Barlow Road residents told city officials they are concerned about the noise created by more than 60 school buses that would be near their houses.
Shannon Casey of Barlow Road said she believes the sound will reach their homes.
"The idea of a bus garage that would start as early as 6 a.m. with 65 buses doing their pre-trip checks -- they honk their horns, idle [the buses] and do break checks ... We'll hear the noise. Sound rolls across those properties like water."
She said she doesn't believe a 50-foot buffer with trees will be enough to address the noise problems.
Casey said as a long-time resident, the city putting the bus garage next to her house "feels like a slap in the face."
Sue Williams of Barlow Road said noise is "definitely a concern."
She said she recently witnessed the buses prepare for their daily routes at the current bus garage.
"There is a lot of noise," she said.
Larry Kolb of Barlow Road said the noise of the school bus beepers going off as they're backing up, as described by city officials, would be "overwhelming." He suggested a plan for the new bus garage where buses wouldn't have to back up.
Papp responded, "We can look at that. My guess is the [amount of space required] would increase significantly to try to do that."
Papp told the audience the city is committed to try to prevent as much noise as possible. He said city officials are talking about hiring a noise consultant to advise them as they develop the site further.
"When we do projects, we listen to what the public says," Papp said. "We try to be good neighbors. We built buffers for the [bus garage] facilities where they exist now.
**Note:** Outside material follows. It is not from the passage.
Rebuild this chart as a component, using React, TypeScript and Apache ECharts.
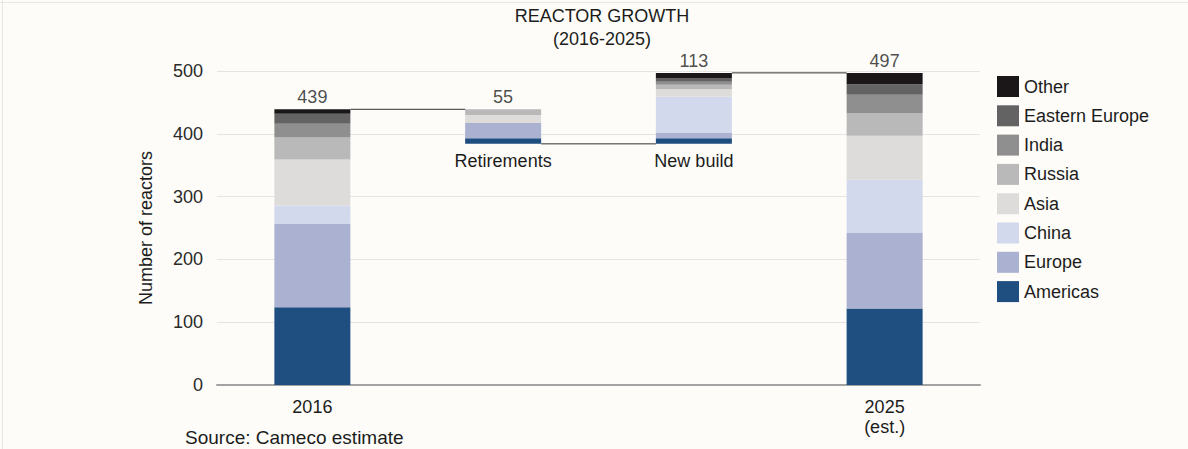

I haven't heard that we've gotten any complaints regarding noise."
Chuck Schilling, supervisor of facility services for the school district, agreed, saying he doesn't recall any noise complaints at the current bus facility.
Casey and Williams said they are also concerned about the impact on the well water.
"A lot of us on Barlow have wells," Williams said.
Papp told them the city "will make sure that all of our drainage is being treated [properly]."
Papp told residents the city will use "the latest light fixtures to try to minimize lighting" being overbearing.
There was no discussion at the meeting about the salt storage facility.
The application was for proposed construction of a 15,000-square-foot salt storage building with paved areas and a 12,000-square-foot bus maintenance building with 67 bus parking spaces and 118 vehicular parking spaces.
The development is proposed with a single access point along Hudson Drive about 700 feet south of the intersection at Darrow Road.